***** Task input *****

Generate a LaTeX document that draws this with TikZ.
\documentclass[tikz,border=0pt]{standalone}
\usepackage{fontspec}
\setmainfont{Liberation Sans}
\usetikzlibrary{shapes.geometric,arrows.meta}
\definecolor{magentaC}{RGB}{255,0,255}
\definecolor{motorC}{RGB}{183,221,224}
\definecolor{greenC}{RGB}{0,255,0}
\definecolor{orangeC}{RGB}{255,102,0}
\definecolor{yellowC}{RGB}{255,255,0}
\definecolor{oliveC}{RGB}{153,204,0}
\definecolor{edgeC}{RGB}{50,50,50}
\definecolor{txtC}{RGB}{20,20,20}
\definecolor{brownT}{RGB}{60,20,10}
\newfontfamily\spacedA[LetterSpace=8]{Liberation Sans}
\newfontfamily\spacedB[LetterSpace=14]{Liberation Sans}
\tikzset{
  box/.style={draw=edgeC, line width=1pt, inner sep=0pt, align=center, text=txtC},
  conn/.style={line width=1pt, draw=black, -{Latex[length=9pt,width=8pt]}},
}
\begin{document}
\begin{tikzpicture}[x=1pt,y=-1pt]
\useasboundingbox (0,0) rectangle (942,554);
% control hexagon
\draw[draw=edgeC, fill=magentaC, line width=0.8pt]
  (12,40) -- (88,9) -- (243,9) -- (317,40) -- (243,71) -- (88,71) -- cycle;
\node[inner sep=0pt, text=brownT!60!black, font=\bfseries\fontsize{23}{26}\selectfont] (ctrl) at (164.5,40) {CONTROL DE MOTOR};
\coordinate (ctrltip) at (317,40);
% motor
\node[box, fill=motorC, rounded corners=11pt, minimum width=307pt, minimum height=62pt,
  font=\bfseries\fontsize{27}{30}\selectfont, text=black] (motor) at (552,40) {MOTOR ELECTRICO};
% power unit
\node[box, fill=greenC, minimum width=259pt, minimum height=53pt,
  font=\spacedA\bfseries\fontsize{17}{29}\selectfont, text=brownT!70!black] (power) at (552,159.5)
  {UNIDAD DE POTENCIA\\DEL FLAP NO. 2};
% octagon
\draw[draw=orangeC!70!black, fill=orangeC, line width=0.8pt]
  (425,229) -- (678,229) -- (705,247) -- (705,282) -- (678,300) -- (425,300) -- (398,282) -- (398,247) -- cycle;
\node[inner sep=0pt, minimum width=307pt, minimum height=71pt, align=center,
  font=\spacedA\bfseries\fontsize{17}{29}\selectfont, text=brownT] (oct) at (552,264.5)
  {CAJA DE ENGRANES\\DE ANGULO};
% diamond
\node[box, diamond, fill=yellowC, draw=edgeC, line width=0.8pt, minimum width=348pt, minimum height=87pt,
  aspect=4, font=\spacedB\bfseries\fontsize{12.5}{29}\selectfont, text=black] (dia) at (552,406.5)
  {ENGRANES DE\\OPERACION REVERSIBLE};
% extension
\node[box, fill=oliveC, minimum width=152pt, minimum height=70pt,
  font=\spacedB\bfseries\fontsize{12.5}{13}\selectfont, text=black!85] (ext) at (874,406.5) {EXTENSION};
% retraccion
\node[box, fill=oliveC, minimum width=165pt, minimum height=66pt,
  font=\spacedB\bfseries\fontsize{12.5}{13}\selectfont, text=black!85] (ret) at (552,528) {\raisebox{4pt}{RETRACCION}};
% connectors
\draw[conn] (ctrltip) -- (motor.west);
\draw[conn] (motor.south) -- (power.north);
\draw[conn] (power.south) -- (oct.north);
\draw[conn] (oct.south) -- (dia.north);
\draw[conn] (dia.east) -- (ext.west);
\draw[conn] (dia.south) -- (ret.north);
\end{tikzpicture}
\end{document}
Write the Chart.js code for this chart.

*****

Task description: Extract the complete listing above, reproducing each line exactly.

Output below:
Generate a LaTeX document that draws this with TikZ.
\documentclass[tikz,border=0pt]{standalone}
\usepackage{fontspec}
\setmainfont{Liberation Sans}
\usetikzlibrary{shapes.geometric,arrows.meta}
\definecolor{magentaC}{RGB}{255,0,255}
\definecolor{motorC}{RGB}{183,221,224}
\definecolor{greenC}{RGB}{0,255,0}
\definecolor{orangeC}{RGB}{255,102,0}
\definecolor{yellowC}{RGB}{255,255,0}
\definecolor{oliveC}{RGB}{153,204,0}
\definecolor{edgeC}{RGB}{50,50,50}
\definecolor{txtC}{RGB}{20,20,20}
\definecolor{brownT}{RGB}{60,20,10}
\newfontfamily\spacedA[LetterSpace=8]{Liberation Sans}
\newfontfamily\spacedB[LetterSpace=14]{Liberation Sans}
\tikzset{
  box/.style={draw=edgeC, line width=1pt, inner sep=0pt, align=center, text=txtC},
  conn/.style={line width=1pt, draw=black, -{Latex[length=9pt,width=8pt]}},
}
\begin{document}
\begin{tikzpicture}[x=1pt,y=-1pt]
\useasboundingbox (0,0) rectangle (942,554);
% control hexagon
\draw[draw=edgeC, fill=magentaC, line width=0.8pt]
  (12,40) -- (88,9) -- (243,9) -- (317,40) -- (243,71) -- (88,71) -- cycle;
\node[inner sep=0pt, text=brownT!60!black, font=\bfseries\fontsize{23}{26}\selectfont] (ctrl) at (164.5,40) {CONTROL DE MOTOR};
\coordinate (ctrltip) at (317,40);
% motor
\node[box, fill=motorC, rounded corners=11pt, minimum width=307pt, minimum height=62pt,
  font=\bfseries\fontsize{27}{30}\selectfont, text=black] (motor) at (552,40) {MOTOR ELECTRICO};
% power unit
\node[box, fill=greenC, minimum width=259pt, minimum height=53pt,
  font=\spacedA\bfseries\fontsize{17}{29}\selectfont, text=brownT!70!black] (power) at (552,159.5)
  {UNIDAD DE POTENCIA\\DEL FLAP NO. 2};
% octagon
\draw[draw=orangeC!70!black, fill=orangeC, line width=0.8pt]
  (425,229) -- (678,229) -- (705,247) -- (705,282) -- (678,300) -- (425,300) -- (398,282) -- (398,247) -- cycle;
\node[inner sep=0pt, minimum width=307pt, minimum height=71pt, align=center,
  font=\spacedA\bfseries\fontsize{17}{29}\selectfont, text=brownT] (oct) at (552,264.5)
  {CAJA DE ENGRANES\\DE ANGULO};
% diamond
\node[box, diamond, fill=yellowC, draw=edgeC, line width=0.8pt, minimum width=348pt, minimum height=87pt,
  aspect=4, font=\spacedB\bfseries\fontsize{12.5}{29}\selectfont, text=black] (dia) at (552,406.5)
  {ENGRANES DE\\OPERACION REVERSIBLE};
% extension
\node[box, fill=oliveC, minimum width=152pt, minimum height=70pt,
  font=\spacedB\bfseries\fontsize{12.5}{13}\selectfont, text=black!85] (ext) at (874,406.5) {EXTENSION};
% retraccion
\node[box, fill=oliveC, minimum width=165pt, minimum height=66pt,
  font=\spacedB\bfseries\fontsize{12.5}{13}\selectfont, text=black!85] (ret) at (552,528) {\raisebox{4pt}{RETRACCION}};
% connectors
\draw[conn] (ctrltip) -- (motor.west);
\draw[conn] (motor.south) -- (power.north);
\draw[conn] (power.south) -- (oct.north);
\draw[conn] (oct.south) -- (dia.north);
\draw[conn] (dia.east) -- (ext.west);
\draw[conn] (dia.south) -- (ret.north);
\end{tikzpicture}
\end{document}
Write the Chart.js code for this chart.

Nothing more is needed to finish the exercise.